This is probably a naive question, but I am not a mathematician so I hope you will excuse me.
Can someone explain in layman's terms why closure operators are important? I have read in Wikipedia that they are important in many fields but they do not explain why. What is important in the three properties they respect? (Idempotence, extensivity and montonicity)
Thanks in advance
The importance is a matter of opinion but there is evidence for this in that closure operators appear in many apparently unrelated fields. This is somewhat similar to how category theory ideas also appear in many apparently unrelated fields. In each field the closure operator appears naturally and later they are seen to have common properties. General results that hold for any closure operator then automatically hold in any particular closure operator. This is an advantage in solving problems that depend on using closure operators. You can build a tool kit of general results.
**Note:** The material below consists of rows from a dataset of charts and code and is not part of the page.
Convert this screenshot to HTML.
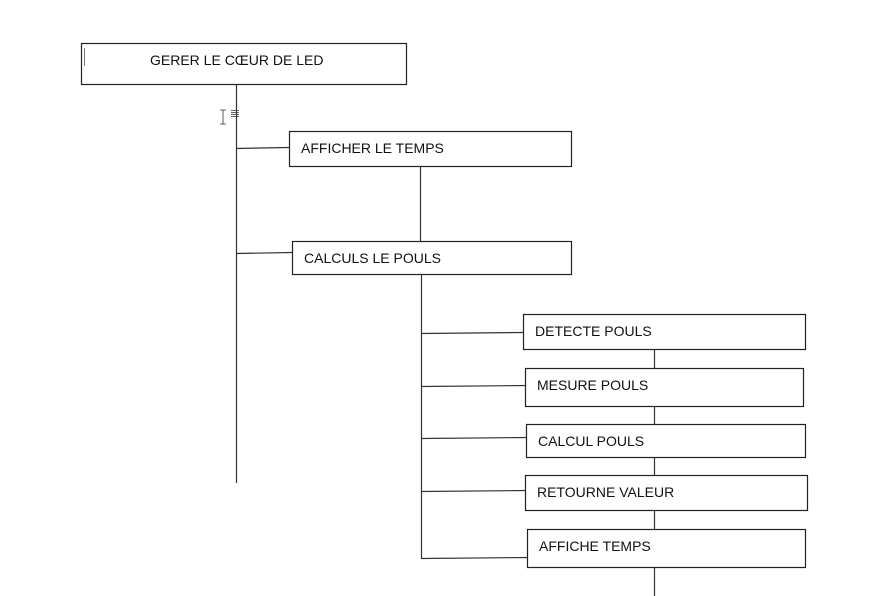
<!DOCTYPE html>
<html><head><meta charset="utf-8"><style>
html,body{margin:0;padding:0;background:#fff;width:883px;height:596px;overflow:hidden}
text{font-family:"Liberation Sans",sans-serif;font-size:14px;fill:#111}
</style></head><body>
<svg width="883" height="596" xmlns="http://www.w3.org/2000/svg">
<g stroke="#333" stroke-width="1.2" fill="none">
<line x1="236.5" y1="84" x2="236.5" y2="483"/>
<line x1="236" y1="148.5" x2="289" y2="147.5"/>
<line x1="236" y1="253.5" x2="292" y2="252.5"/>
<line x1="420.5" y1="166" x2="420.5" y2="241"/>
<line x1="421.5" y1="274" x2="421.5" y2="559"/>
<line x1="421" y1="333.5" x2="523" y2="332.5"/>
<line x1="421" y1="386.5" x2="528" y2="385.5"/>
<line x1="421" y1="438.5" x2="529" y2="437.5"/>
<line x1="421" y1="491.5" x2="528" y2="490.5"/>
<line x1="421" y1="558.5" x2="530" y2="557.5"/>
<line x1="654.5" y1="349" x2="654.5" y2="368"/>
<line x1="654.5" y1="406" x2="654.5" y2="424"/>
<line x1="654.5" y1="457" x2="654.5" y2="475"/>
<line x1="654.5" y1="510" x2="654.5" y2="529"/>
<line x1="654.5" y1="567" x2="654.5" y2="596"/>
</g>
<g fill="#fff" stroke="#222" stroke-width="1.2">
<rect x="81.5" y="43.5" width="325" height="41"/>
<rect x="289.5" y="131.5" width="282" height="35"/>
<rect x="292.5" y="241.5" width="279" height="33"/>
<rect x="523.5" y="314.5" width="282" height="35"/>
<rect x="525.5" y="368.5" width="278" height="38"/>
<rect x="526.5" y="424.5" width="279" height="33"/>
<rect x="525.5" y="475.5" width="282" height="35"/>
<rect x="527.5" y="529.5" width="278" height="38"/>
</g>
<line x1="84.5" y1="48" x2="84.5" y2="66" stroke="#777" stroke-width="1"/>
<g stroke="#333" stroke-width="0.8" fill="none">
<path d="M220 110h6M223 110v14M220 124h6"/>
<path d="M231 110.5h8M231 112.5h8M231 114.5h8M231 116.5h8"/>
</g>
<text x="150" y="65">GERER LE CŒUR DE LED</text>
<text x="301" y="153">AFFICHER LE TEMPS</text>
<text x="304" y="263">CALCULS LE POULS</text>
<text x="535" y="336">DETECTE POULS</text>
<text x="537" y="390">MESURE POULS</text>
<text x="538" y="446">CALCUL POULS</text>
<text x="537" y="497">RETOURNE VALEUR</text>
<text x="539" y="551">AFFICHE TEMPS</text>
</svg>
</body></html>
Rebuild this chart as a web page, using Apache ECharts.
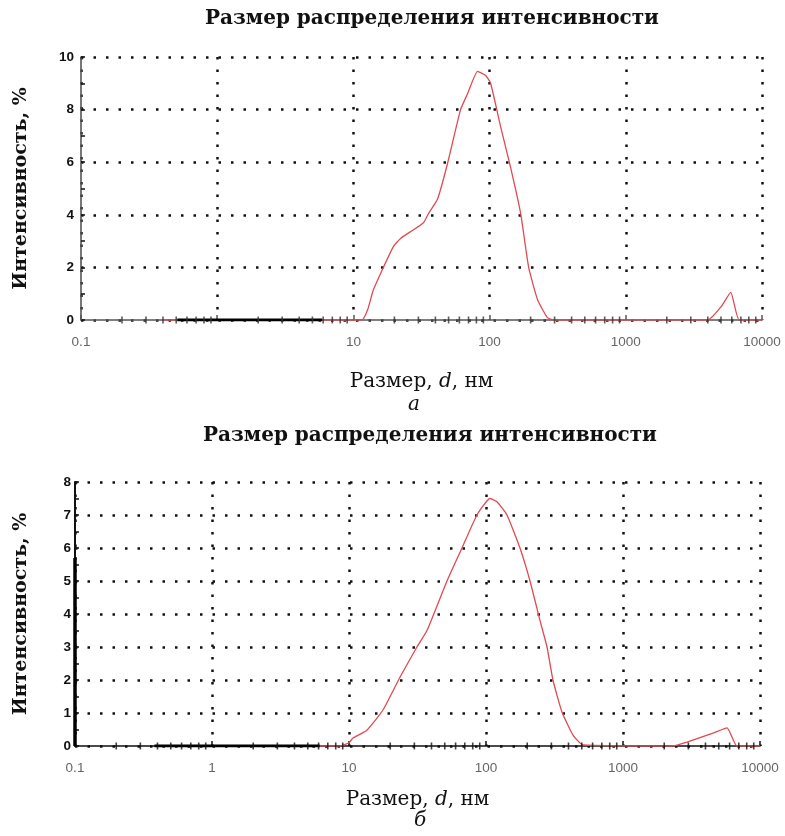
<!DOCTYPE html>
<html>
<head>
<meta charset="utf-8">
<script src="https://cdn.jsdelivr.net/npm/echarts@6/dist/echarts.min.js"></script>
<style>html,body{margin:0;padding:0;background:#fff}#c{width:785px;height:836px}</style>
</head>
<body>
<div id="c"></div>
<script>
// ---- data ----
const titleText = 'Размер распределения интенсивности';
const yName = 'Интенсивность, %';
const panelLabels = ['а', 'б'];

// panel a
const sizeA = [0.4, 11.5, 12.7, 14, 16.6, 19.7, 22.2, 27, 32.7, 35.6, 41.5, 49.1, 61.2, 68.9, 81.6, 93.5, 101.7, 120.5, 142.6, 169, 193.6, 225.5, 267, 305, 4000, 5000, 5900, 6800, 10000];
const intA  = [0, 0, 0.38, 1.14, 2.0, 2.8, 3.1, 3.4, 3.7, 4.05, 4.6, 5.95, 8.0, 8.6, 9.45, 9.3, 9.0, 7.35, 5.8, 4.05, 2.0, 0.76, 0.08, 0, 0, 0.5, 1.05, 0, 0];
const baseA = [0.51, 5.9];

// panel b
const sizeB = [6.1, 8.6, 10, 10.7, 13.5, 17.7, 23.6, 31.3, 37.1, 51.9, 66.8, 85.9, 106.9, 120.3, 142.3, 177, 209.5, 247.9, 278.8, 308, 358.6, 431.6, 510.8, 2317, 2932, 4539, 5745, 6792, 10000];
const intB  = [0, 0, 0.1, 0.24, 0.48, 1.09, 2.09, 3.0, 3.5, 5.0, 6.0, 7.0, 7.5, 7.4, 7.0, 6.0, 5.0, 3.8, 3.0, 2.0, 1.03, 0.33, 0.03, 0, 0.12, 0.39, 0.55, 0, 0];
const baseB = [0.38, 6.1];
const leftBarB = [0, 5.7];

// axes
const xMin = 0.1, xMax = 10000;
const xLabelsA = ['0.1', '', '10', '100', '1000', '10000'];
const xLabelsB = ['0.1', '1', '10', '100', '1000', '10000'];
const yMaxA = 10, yStepA = 2;
const yMaxB = 8, yStepB = 1;
const decades = [0.1, 1, 10, 100, 1000];
const minorMult = [2, 3, 4, 5, 6, 7, 8, 9];

// ---- build ----
const minorTicks = [];
decades.forEach(d => minorMult.forEach(m => minorTicks.push([+(d * m).toPrecision(3), 0])));
const pairs = (xs, ys) => xs.map((x, i) => [x, ys[i]]);

const dotted = { color: '#111', width: 2.5, type: [2.5, 10] };
const serif = 'DejaVu Serif';

function xAxis(gi, labels, nameGap, axisColor) {
  return {
    type: 'log', logBase: 10, min: xMin, max: xMax, gridIndex: gi,
    name: '{n|Размер, }{i|d}{n|, нм}', nameLocation: 'middle', nameGap: nameGap,
    nameTextStyle: { rich: {
      n: { fontFamily: serif, fontSize: 20, color: '#111' },
      i: { fontFamily: serif, fontSize: 20, fontStyle: 'italic', color: '#111' } } },
    axisLine: { show: true, onZero: false, lineStyle: { color: axisColor, width: 1.6 } },
    axisTick: { show: true, inside: true, length: 5, lineStyle: { color: axisColor, width: 1.5 } },
    axisLabel: { color: '#666', fontFamily: 'Liberation Sans', fontSize: 13.5, margin: 15,
      formatter: (v, i) => labels[i] !== undefined ? labels[i] : '' },
    splitLine: { show: true, lineStyle: dotted },
    minorTick: { show: false }
  };
}
function yAxis(gi, max, step, nameGap, axisColor, w, labelMargin) {
  return {
    type: 'value', min: 0, max: max, interval: step, gridIndex: gi,
    name: yName, nameLocation: 'middle', nameGap: nameGap,
    nameTextStyle: { fontFamily: serif, fontSize: 19, fontWeight: 'bold', color: '#111' },
    axisLine: { show: true, lineStyle: { color: axisColor, width: w } },
    axisTick: { show: true, inside: true, length: 4, lineStyle: { color: '#111', width: 1.5 } },
    minorTick: { show: true, splitNumber: 2, length: 4, lineStyle: { color: '#111', width: 1.5 } },
    axisLabel: { color: '#111', fontFamily: 'Liberation Sans', fontWeight: 'bold', fontSize: 13.5, margin: labelMargin },
    splitLine: { show: true, lineStyle: dotted }
  };
}

const red = '#e04a50';
const titleFont = 'bold 20px "DejaVu Serif"';
const option = {
  animation: false,
  backgroundColor: '#fff',
  grid: [
    { left: 81, top: 57, width: 681, height: 263 },
    { left: 75, top: 482, width: 685, height: 264 }
  ],
  xAxis: [xAxis(0, xLabelsA, 52, '#555'), xAxis(1, xLabelsB, 44, '#111')],
  yAxis: [yAxis(0, yMaxA, yStepA, 50, '#555', 1.6, 7), yAxis(1, yMaxB, yStepB, 44, '#111', 2, 4)],
  graphic: [
    { type: 'text', x: 432, y: 9, style: { text: titleText, font: titleFont, fill: '#111', textAlign: 'center' } },
    { type: 'text', x: 430, y: 426, style: { text: titleText, font: titleFont, fill: '#111', textAlign: 'center' } },
    { type: 'text', x: 414, y: 395, style: { text: panelLabels[0], font: 'italic 20px "DejaVu Serif"', fill: '#111', textAlign: 'center' } },
    { type: 'text', x: 420, y: 811, style: { text: panelLabels[1], font: 'italic 20px "DejaVu Serif"', fill: '#111', textAlign: 'center' } }
  ],
  series: [
    { type: 'line', xAxisIndex: 0, yAxisIndex: 0, data: pairs(sizeA, intA), showSymbol: false, smooth: 0.15, lineStyle: { color: red, width: 1.3 }, z: 5 },
    { type: 'line', xAxisIndex: 0, yAxisIndex: 0, data: baseA.map(x => [x, 0]), showSymbol: false, lineStyle: { color: '#000', width: 3 }, z: 6 },
    { type: 'scatter', xAxisIndex: 0, yAxisIndex: 0, data: minorTicks, symbol: 'rect', symbolSize: [1.6, 7], itemStyle: { color: '#333' }, z: 7, silent: true },
    { type: 'line', xAxisIndex: 1, yAxisIndex: 1, data: pairs(sizeB, intB), showSymbol: false, smooth: 0.15, lineStyle: { color: red, width: 1.3 }, z: 5 },
    { type: 'line', xAxisIndex: 1, yAxisIndex: 1, data: baseB.map(x => [x, 0]), showSymbol: false, lineStyle: { color: '#000', width: 3 }, z: 6 },
    { type: 'line', xAxisIndex: 1, yAxisIndex: 1, data: leftBarB.map(y => [xMin, y]), showSymbol: false, lineStyle: { color: '#000', width: 3.5 }, z: 6 },
    { type: 'scatter', xAxisIndex: 1, yAxisIndex: 1, data: minorTicks, symbol: 'rect', symbolSize: [1.6, 7], itemStyle: { color: '#111' }, z: 7, silent: true }
  ]
};
const chart = echarts.init(document.getElementById('c'), null, { renderer: 'canvas' });
chart.setOption(option);
</script>
</body>
</html>
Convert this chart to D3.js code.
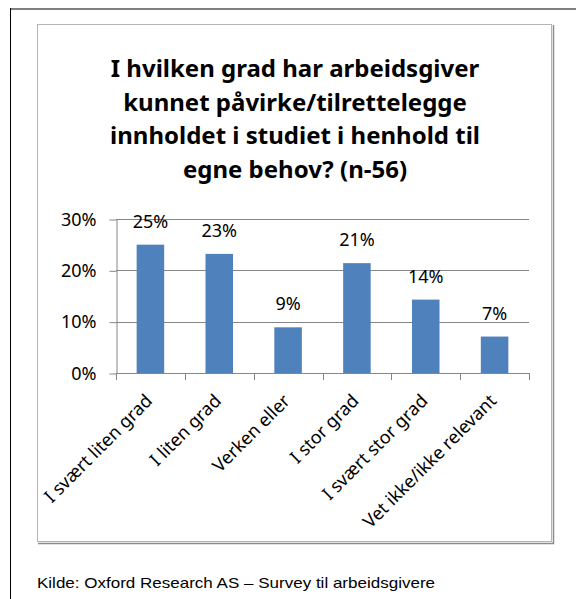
<!DOCTYPE html>
<html>
<head>
<meta charset="utf-8">
<script src="https://cdn.jsdelivr.net/npm/d3@7"></script>
<style>
  html, body { margin: 0; padding: 0; background: #fff; }
  svg { display: block; }
</style>
</head>
<body>
<svg id="chart" width="576" height="599"></svg>
<script>
const categories = [
  'I svært liten grad',
  'I liten grad',
  'Verken eller',
  'I stor grad',
  'I svært stor grad',
  'Vet ikke/ikke relevant'
];
const values = [0.25, 0.232, 0.089, 0.214, 0.143, 0.071];
const valueLabels = ['25%', '23%', '9%', '21%', '14%', '7%'];
const yTicks = [0, 0.1, 0.2, 0.3];
const titleLines = [
  'I hvilken grad har arbeidsgiver',
  'kunnet påvirke/tilrettelegge',
  'innholdet i studiet i henhold til',
  'egne behov? (n-56)'
];
const source = 'Kilde: Oxford Research AS \u2013 Survey til arbeidsgivere';

const svg = d3.select('#chart');
const font = "'Noto Sans', 'Open Sans', sans-serif";

// page frame lines
svg.append('line')
  .attr('x1', 10).attr('x2', 576).attr('y1', 9).attr('y2', 9)
  .attr('stroke', '#7f7f7f').attr('stroke-width', 2);
svg.append('line')
  .attr('x1', 10.5).attr('x2', 10.5).attr('y1', 8).attr('y2', 599)
  .attr('stroke', '#000').attr('stroke-width', 1);

// chart box with a small shadow
svg.append('path')
  .attr('d', 'M553.5,25 V543.5 H38')
  .attr('fill', 'none').attr('stroke', '#8c8c8c').attr('stroke-width', 1.5);
svg.append('rect')
  .attr('x', 37.5).attr('y', 24.5).attr('width', 514).attr('height', 517)
  .attr('fill', '#fff').attr('stroke', '#b4b4b4');

// title
svg.append('g')
  .selectAll('text')
  .data(titleLines)
  .join('text')
  .attr('x', 295)
  .attr('y', (d, i) => 77 + i * 33.5)
  .attr('text-anchor', 'middle')
  .attr('font-family', font)
  .attr('font-weight', 'bold')
  .attr('font-size', 24)
  .attr('fill', '#000')
  .text(d => d);

// scales
const x = d3.scaleBand()
  .domain(categories)
  .range([116, 529])
  .paddingInner(0.6)
  .paddingOuter(0.3);

const y = d3.scaleLinear()
  .domain([0, 0.3])
  .range([373, 219]);

// gridlines
svg.append('g')
  .selectAll('line')
  .data(yTicks)
  .join('line')
  .attr('x1', 116).attr('x2', 529)
  .attr('y1', d => Math.round(y(d)) + 0.5)
  .attr('y2', d => Math.round(y(d)) + 0.5)
  .attr('stroke', '#868686');

// y axis
const yAxis = svg.append('g')
  .attr('transform', 'translate(116.5,0.5)')
  .call(d3.axisLeft(y)
    .tickValues(yTicks)
    .tickFormat(d3.format('.0%'))
    .tickSizeInner(7)
    .tickSizeOuter(0)
    .tickPadding(13));
yAxis.select('.domain').attr('stroke', '#868686');
yAxis.selectAll('.tick line').attr('stroke', '#868686');
yAxis.selectAll('.tick text')
  .attr('font-family', font)
  .attr('font-size', 18)
  .attr('fill', '#000');

// x axis tick marks at band boundaries
const step = x.step();
const bounds = categories.map(c => x(c) - step * x.paddingInner() / 2).concat([529]);
svg.append('g')
  .selectAll('line')
  .data(bounds)
  .join('line')
  .attr('x1', d => Math.round(d) + 0.5)
  .attr('x2', d => Math.round(d) + 0.5)
  .attr('y1', y(0))
  .attr('y2', y(0) + 7)
  .attr('stroke', '#868686');

// bars
svg.append('g')
  .selectAll('rect')
  .data(values)
  .join('rect')
  .attr('x', (d, i) => x(categories[i]))
  .attr('width', x.bandwidth())
  .attr('y', d => y(d))
  .attr('height', d => y(0) - y(d))
  .attr('fill', '#4f81bd');

// value labels
svg.append('g')
  .selectAll('text')
  .data(values)
  .join('text')
  .attr('x', (d, i) => x(categories[i]) + x.bandwidth() / 2)
  .attr('y', d => y(d) - 17)
  .attr('text-anchor', 'middle')
  .attr('font-family', font)
  .attr('font-size', 18)
  .attr('fill', '#000')
  .text((d, i) => valueLabels[i]);

// rotated category labels
svg.append('g')
  .selectAll('text')
  .data(categories)
  .join('text')
  .attr('transform', d => `translate(${x(d) + x.bandwidth() / 2 + 3},${y(0) + 29}) rotate(-45)`)
  .attr('text-anchor', 'end')
  .attr('font-family', font)
  .attr('font-size', 18)
  .attr('fill', '#000')
  .text(d => d);

// source
svg.append('text')
  .attr('x', 37)
  .attr('y', 588)
  .attr('font-family', "'Liberation Sans', Arial, sans-serif")
  .attr('font-size', 15)
  .attr('textLength', 398)
  .attr('lengthAdjust', 'spacingAndGlyphs')
  .attr('fill', '#000')
  .text(source);
</script>
</body>
</html>
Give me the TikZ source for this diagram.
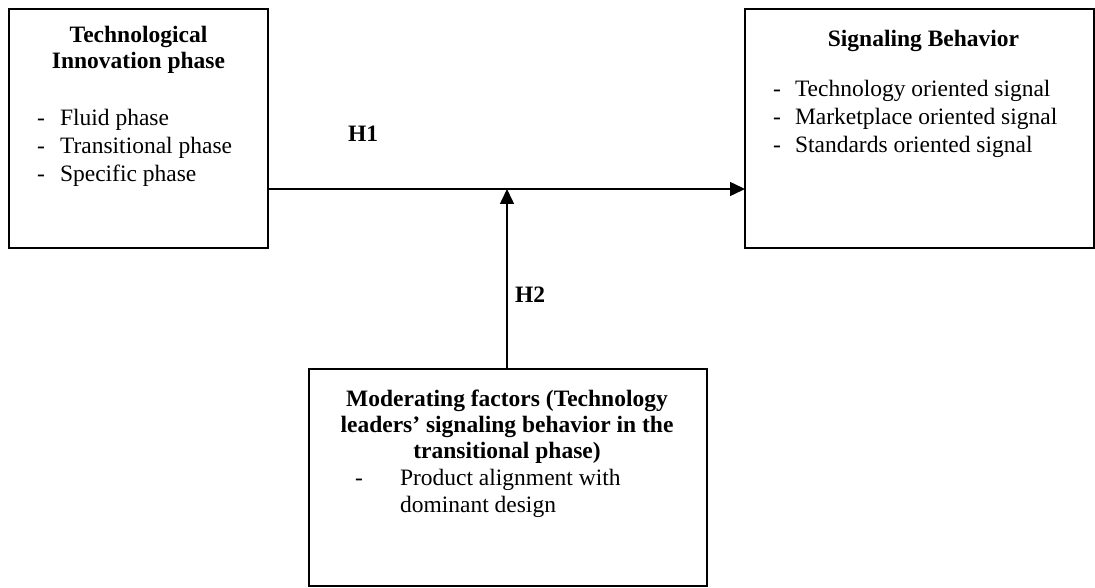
\documentclass[tikz,border=0pt]{standalone}
\usepackage{fontspec}
\setmainfont{Liberation Serif}
\usetikzlibrary{arrows.meta}
\begin{document}
\begin{tikzpicture}[x=1pt,y=-1pt,
  box/.style={draw=black,line width=2pt,inner sep=0pt,outer sep=0pt},
  txt/.style={inner sep=0pt,outer sep=0pt,font=\fontsize{23.5}{28}\selectfont},
  btxt/.style={txt,font=\fontsize{23.5}{28}\selectfont\bfseries},
  conn/.style={line width=1.5pt,-{Triangle[length=15pt,width=14pt]}}]
\useasboundingbox (0,0) rectangle (1095,588);
% boxes
\node[box,minimum width=259pt,minimum height=239pt] (lb) at (138.5,128.5) {};
\node[box,minimum width=349pt,minimum height=239pt] (rb) at (919.5,128.5) {};
\node[box,minimum width=398pt,minimum height=217pt] (bb) at (508,477.5) {};
% left box text
\node[btxt,anchor=base] (l1) at (138.5,43) {Technological};
\node[btxt,anchor=base] (l2) at (138.5,69) {Innovation phase};
\node[txt,anchor=base west] (ld1) at (37,126) {-};
\node[txt,anchor=base west] (lt1) at (60,126) {Fluid phase};
\node[txt,anchor=base west] (ld2) at (37,154) {-};
\node[txt,anchor=base west] (lt2) at (60,154) {Transitional phase};
\node[txt,anchor=base west] (ld3) at (37,182) {-};
\node[txt,anchor=base west] (lt3) at (60,182) {Specific phase};
% right box text
\node[btxt,anchor=base] (r1) at (923.5,47) {Signaling Behavior};
\node[txt,anchor=base west] (rd1) at (773,97) {-};
\node[txt,anchor=base west] (rt1) at (795,97) {Technology oriented signal};
\node[txt,anchor=base west] (rd2) at (773,125) {-};
\node[txt,anchor=base west] (rt2) at (795,125) {Marketplace oriented signal};
\node[txt,anchor=base west] (rd3) at (773,153) {-};
\node[txt,anchor=base west] (rt3) at (795,153) {Standards oriented signal};
% bottom box text
\node[btxt,anchor=base] (b1) at (507,406) {Moderating factors (Technology};
\node[btxt,anchor=base] (b2) at (507,432) {leaders’ signaling behavior in the};
\node[btxt,anchor=base] (b3) at (507,458) {transitional phase)};
\node[txt,anchor=base west] (bd1) at (355,485) {-};
\node[txt,anchor=base west] (bt1) at (400,485) {Product alignment with};
\node[txt,anchor=base west] (bt2) at (400,512) {dominant design};
% connectors
\coordinate (m) at (507,189);
\draw[conn] (lb.east |- m) -- (rb.west |- m);
\draw[conn] (bb.north -| m) -- (m);
\node[btxt,anchor=base west] (h1) at (348,142) {H1};
\node[btxt,anchor=base west] (h2) at (515,302) {H2};
\end{tikzpicture}
\end{document}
The three properties remind us of the somewhat analogous properties of an equivalence relation. In fact, there is an equivalence closure operator for relations which constructs the reflexive, symmetric, transitive closure of a relation and hence is an equivalence relation. Extensivity is analogous to Reflexivity. Monotonicity is analogous to Transitivity.
The Extensivity property means that the closure always is an extension of what you started with. The Monotonicity property means that the operator respects the inclusion relation. The Idempotenticity of a closure operator is a minimality property. Once you have taken a closure, apply closure again gives no more change. These three properties are common sense properties that a closure operator should have based on intuition from examples like the convex hull operator.
The closure operator is like a completion of partial structures. A real life example might be an image or object is inserted in a kaleidoscope and the result is a symmetric image that we associate with kaeidoscopes. Thus a symmetric structure is constructed from an arbitrary starting object with incomplete structure.